Items from a dataset
▼
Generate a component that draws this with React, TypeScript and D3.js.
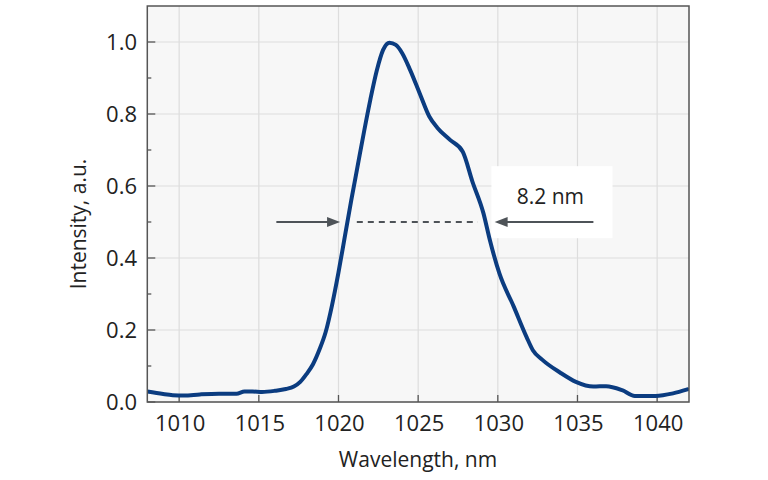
import React from "react";
import * as d3 from "d3";

const wavelength = [
  1008.0, 1009.0, 1009.6, 1010.3, 1011.3, 1012.5, 1013.6, 1014.1, 1014.6, 1015.2,
  1016.0, 1016.7, 1017.2, 1017.6, 1018.0, 1018.4, 1018.8, 1019.2, 1019.6, 1020.0,
  1020.4, 1020.8, 1021.2, 1021.6, 1022.0, 1022.4, 1022.8, 1023.2, 1023.6, 1024.0,
  1024.5, 1025.1, 1025.7, 1026.2, 1027.0, 1027.8, 1028.4, 1029.1, 1029.5, 1030.1,
  1031.0, 1031.8, 1032.2, 1032.8, 1033.9, 1034.9, 1036.0, 1036.8, 1037.8, 1038.6,
  1039.9, 1041.0, 1041.9,
];
const intensity = [
  0.029, 0.022, 0.019, 0.018, 0.021, 0.023, 0.023, 0.029, 0.029, 0.028,
  0.031, 0.036, 0.043, 0.056, 0.078, 0.105, 0.145, 0.195, 0.27, 0.36,
  0.46, 0.56, 0.655, 0.75, 0.84, 0.92, 0.978, 0.998, 0.992, 0.969,
  0.922, 0.857, 0.793, 0.762, 0.728, 0.695, 0.613, 0.524, 0.45, 0.357,
  0.265, 0.181, 0.144, 0.117, 0.082, 0.056, 0.043, 0.044, 0.033, 0.017,
  0.017, 0.024, 0.035,
];

const xTicks = [1010, 1015, 1020, 1025, 1030, 1035, 1040];
const yTicks = [0, 0.2, 0.4, 0.6, 0.8, 1.0];
const yMinorTicks = [0.1, 0.3, 0.5, 0.7, 0.9];

const fwhmLevel = 0.5;
const leftArrow = [1016.1, 1020.1];
const dashedSpan = [1021.15, 1028.75];
const rightArrow = [1036.0, 1029.8];
const labelPos = [1033.3, 0.55];
const labelBox = [1029.6, 1037.2, 0.655, 0.455];
const fwhmLabel = "8.2 nm";

const W = 768;
const H = 480;
const left = 147.3;
const right = 689;
const top = 6;
const bottom = 402;

const FONT = "'Open Sans', sans-serif";

export default function App() {
  const x = d3.scaleLinear().domain([1008, 1042]).range([left, right]);
  const y = d3.scaleLinear().domain([0, 1.1]).range([bottom, top]);
  const pts = wavelength.map((w, i) => [w, intensity[i]] as [number, number]);
  const line = d3
    .line<[number, number]>()
    .x((d) => x(d[0]))
    .y((d) => y(d[1]))
    .curve(d3.curveMonotoneX);

  const arrowColor = "#4e5358";
  const ay = y(fwhmLevel);
  const head = (tip: number, dir: number) => {
    const L = 13;
    const hw = 5;
    return `M${tip},${ay} L${tip - dir * L},${ay - hw} L${tip - dir * L},${ay + hw} Z`;
  };

  return (
    <svg width={W} height={H} style={{ position: "absolute", left: 0, top: 0 }}>
      <defs>
        <clipPath id="plotclip">
          <rect x={left} y={top} width={right - left} height={bottom - top} />
        </clipPath>
      </defs>
      <rect x={0} y={0} width={W} height={H} fill="#ffffff" />
      <rect x={left} y={top} width={right - left} height={bottom - top} fill="#f7f7f7" />
      {xTicks.map((t) => (
        <line key={"gx" + t} x1={x(t)} x2={x(t)} y1={top} y2={bottom} stroke="#dddddd" strokeWidth={1.2} />
      ))}
      {yTicks.map((t) => (
        <line key={"gy" + t} x1={left} x2={right} y1={y(t)} y2={y(t)} stroke="#dddddd" strokeWidth={1.2} />
      ))}
      <rect
        x={x(labelBox[0])}
        y={y(labelBox[2])}
        width={x(labelBox[1]) - x(labelBox[0])}
        height={y(labelBox[3]) - y(labelBox[2])}
        fill="#ffffff"
      />
      {xTicks.map((t) => (
        <line key={"tx" + t} x1={x(t)} x2={x(t)} y1={bottom} y2={bottom - 7} stroke="#555" strokeWidth={1.3} />
      ))}
      {yTicks.map((t) => (
        <line key={"ty" + t} x1={left} x2={left + 8} y1={y(t)} y2={y(t)} stroke="#555" strokeWidth={1.3} />
      ))}
      {yMinorTicks.map((t) => (
        <line key={"tym" + t} x1={left} x2={left + 4} y1={y(t)} y2={y(t)} stroke="#555" strokeWidth={1.3} />
      ))}
      <line x1={x(leftArrow[0])} x2={x(leftArrow[1]) - 10} y1={ay} y2={ay} stroke={arrowColor} strokeWidth={2} />
      <path d={head(x(leftArrow[1]), 1)} fill={arrowColor} />
      <line x1={x(rightArrow[0])} x2={x(rightArrow[1]) + 10} y1={ay} y2={ay} stroke={arrowColor} strokeWidth={2} />
      <path d={head(x(rightArrow[1]), -1)} fill={arrowColor} />
      <line
        x1={x(dashedSpan[0])}
        x2={x(dashedSpan[1])}
        y1={ay}
        y2={ay}
        stroke={arrowColor}
        strokeWidth={2}
        strokeDasharray="6,5"
      />
      <text x={x(labelPos[0])} y={y(labelPos[1])} textAnchor="middle" fontFamily={FONT} fontSize={21} fill="#222">
        {fwhmLabel}
      </text>
      <path
        d={line(pts) || ""}
        fill="none"
        stroke="#0b3c80"
        strokeWidth={4}
        strokeLinejoin="round"
        strokeLinecap="round"
        clipPath="url(#plotclip)"
      />
      <rect x={left} y={top} width={right - left} height={bottom - top} fill="none" stroke="#555" strokeWidth={1.5} />
      {xTicks.map((t) => (
        <text key={"lx" + t} x={x(t) + 1} y={431} textAnchor="middle" fontFamily={FONT} fontSize={22} fill="#222">
          {t}
        </text>
      ))}
      {yTicks.map((t) => (
        <text
          key={"ly" + t}
          x={137}
          y={y(t) + 8}
          textAnchor="end"
          fontFamily={FONT}
          fontSize={22}
          fill="#222"
        >
          {t.toFixed(1)}
        </text>
      ))}
      <text x={418} y={467} textAnchor="middle" fontFamily={FONT} fontSize={21} fill="#222">
        Wavelength, nm
      </text>
      <text
        transform={`translate(86, ${(top + bottom) / 2 + 20}) rotate(-90)`}
        textAnchor="middle"
        fontFamily={FONT}
        fontSize={21}
        fill="#222"
      >
        Intensity, a.u.
      </text>
    </svg>
  );
}
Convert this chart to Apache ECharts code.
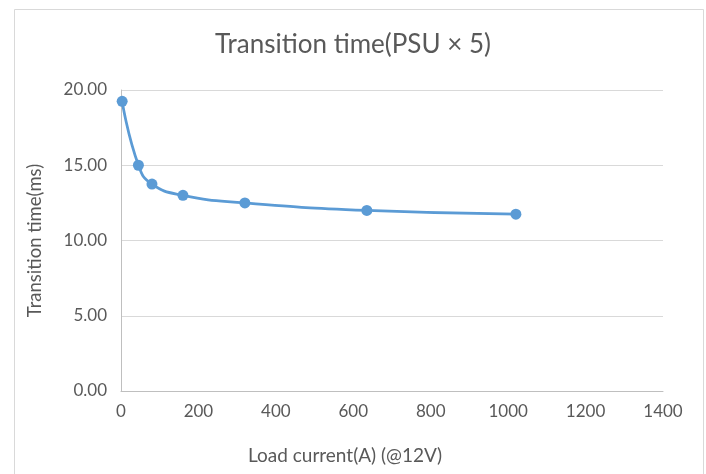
<!DOCTYPE html>
<html>
<head>
<meta charset="utf-8">
<script src="https://cdn.jsdelivr.net/npm/echarts@6/dist/echarts.min.js"></script>
<style>
html,body{margin:0;padding:0;background:#fff;}
#c{width:706px;height:474px;}
</style>
</head>
<body>
<div id="c"></div>
<script>
const loadCurrent = [3, 45, 80, 160, 320, 635, 1020];
const transitionTime = [19.25, 15.0, 13.75, 13.0, 12.5, 12.0, 11.75];
const xTicks = [0, 200, 400, 600, 800, 1000, 1200, 1400];
const yTicks = [0, 5, 10, 15, 20];

const FONT = 'Lato, "Open Sans", sans-serif';
const chart = echarts.init(document.getElementById('c'), null, {renderer: 'canvas'});
chart.setOption({
  animation: false,
  backgroundColor: '#fff',
  graphic: [{
    type: 'rect', left: 12, top: 7,
    shape: {width: 689, height: 480},
    style: {fill: 'none', stroke: '#d9d9d9', lineWidth: 1},
    silent: true
  }],
  title: {
    text: 'Transition time(PSU × 5)',
    left: 'center', top: 27,
    textStyle: {fontFamily: FONT, fontSize: 26, fontWeight: 'normal', color: '#595959'}
  },
  grid: {left: 121, right: 43, top: 90, bottom: 83, containLabel: false},
  xAxis: {
    type: 'value', min: 0, max: 1400, interval: 200,
    name: 'Load current(A) (@12V)', nameLocation: 'middle', nameGap: 55,
    nameTextStyle: {fontFamily: FONT, fontSize: 19, color: '#595959', padding: [0, 94, 0, 0]},
    axisLine: {show: true, lineStyle: {color: '#bfbfbf', width: 1}},
    axisTick: {show: false},
    splitLine: {show: false},
    axisLabel: {fontFamily: FONT, fontSize: 17, color: '#595959', margin: 12,
      formatter: v => xTicks.includes(v) ? String(v) : ''}
  },
  yAxis: {
    type: 'value', min: 0, max: 20, interval: 5,
    name: 'Transition time(ms)', nameLocation: 'middle', nameGap: 76,
    nameTextStyle: {fontFamily: FONT, fontSize: 18.5, color: '#595959'},
    axisLine: {show: true, lineStyle: {color: '#bfbfbf', width: 1}},
    axisTick: {show: false},
    splitLine: {show: true, lineStyle: {color: '#d9d9d9', width: 1}},
    axisLabel: {fontFamily: FONT, fontSize: 17, color: '#595959', margin: 14,
      formatter: v => yTicks.includes(v) ? v.toFixed(2) : ''}
  },
  series: [{
    type: 'line',
    data: loadCurrent.map((x, i) => [x, transitionTime[i]]),
    smooth: 0.5,
    symbol: 'circle', symbolSize: 11,
    lineStyle: {color: '#5b9bd5', width: 2.75},
    itemStyle: {color: '#5b9bd5'}
  }]
});
</script>
</body>
</html>
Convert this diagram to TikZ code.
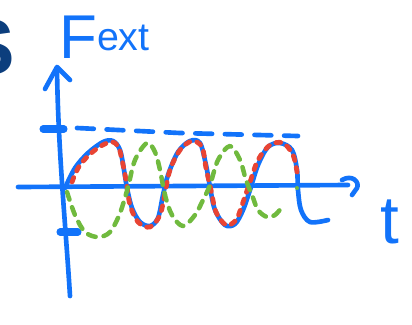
\documentclass[tikz,border=0pt]{standalone}
\usepackage{fontspec}
\setsansfont{Liberation Sans}
\usepackage{xcolor}
\usetikzlibrary{calc}

\definecolor{penblue}{RGB}{18,115,250}
\definecolor{penred}{RGB}{232,68,52}
\definecolor{pengreen}{RGB}{112,186,62}
\definecolor{titlenavy}{RGB}{12,62,125}

\begin{document}
\begin{tikzpicture}[x=0.025cm, y=-0.025cm, line cap=round, line join=round,
		pen/.style={draw=penblue, line width=3.3pt},
		reddots/.style={draw=penred, line width=3.4pt, dash pattern=on 0.12cm off 0.18cm},
		greendash/.style={draw=pengreen, line width=3.2pt, dash pattern=on 0.2cm off 0.2cm}]
		\useasboundingbox (0,0) rectangle (412,324);

		% cut-off heading letter
		\node[anchor=east, inner sep=0pt, text=titlenavy, font=\sffamily\bfseries\fontsize{56}{56}\selectfont] (heading) at (15,47) {S};

		% axes
		\draw[pen] (70,296) .. controls (66,230) and (58,150) .. (57,68);
		\draw[pen] (45,89) -- (57,67) -- (70,80);
		\draw[pen] (18,187) -- (348,185);
		\draw[pen] (342,180) .. controls (352,174) and (360,182) .. (357,188) .. controls (355,192) .. (352,195);
		\draw[pen, line width=5pt] (43,129) -- (64,129);
		\draw[pen, line width=5pt] (60,232) -- (78,232);
		\draw[pen, dash pattern=on 0.42cm off 0.32cm] (77,128) -- (180,133) -- (298,136);

		% labels
		\node[anchor=base west, inner sep=0pt, text=penblue, font=\sffamily\fontsize{44}{44}\selectfont] (fext) at (59,58) {F\raisebox{0.2cm}{\fontsize{28}{28}\selectfont ext}};
		\node[inner sep=0pt, text=penblue, font=\sffamily\fontsize{48}{48}\selectfont] (tlabel) at (390,222) {t};

		% response
		\draw[pen] plot[smooth, tension=0.55] coordinates {(65,188) (75,168) (88,153) (103,142) (113,141) (120,150) (124,170) (127,188) (132,208) (140,222) (150,226) (158,218) (163,195) (168,175) (178,152) (190,141) (200,143) (206,165) (210,187) (215,210) (225,225) (235,224) (243,210) (250,190) (258,165) (268,147) (280,143) (292,150) (297,170) (298,190) (301,210) (310,222) (328,220)};

		% driving force
		\draw[reddots] plot[smooth, tension=0.55] coordinates {(72,182) (80,165) (95,150) (110,142) (118,146) (122,160) (126,180) (130,205) (138,222) (150,227) (160,215) (165,193) (170,170) (180,150) (192,141) (202,147) (206,168) (211,190) (216,212) (226,225) (236,220) (242,205) (250,182) (258,160) (270,145) (283,143) (293,155) (297,172)};

		% out of phase
		\draw[greendash] plot[smooth, tension=0.55] coordinates {(67,192) (75,215) (85,232) (98,237) (110,232) (120,213) (128,187) (135,160) (147,143) (155,152) (160,170) (165,195) (172,215) (183,226) (195,215) (203,200) (210,185) (218,160) (230,146) (240,160) (246,180) (252,195) (258,210) (267,217) (275,215) (282,207)};
		\fill[pengreen] (297,188) circle (2);
	\end{tikzpicture}
\end{document}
▲
WHAT THE TASK ASKS:
Copy only the part of the records that runs from the first line to the line with "import * as", ends included, leaving pictures out.

SOLUTION TO THIS EXERCISE:
Generate a component that draws this with React, TypeScript and D3.js.
import React from "react";
import * as d3 from "d3";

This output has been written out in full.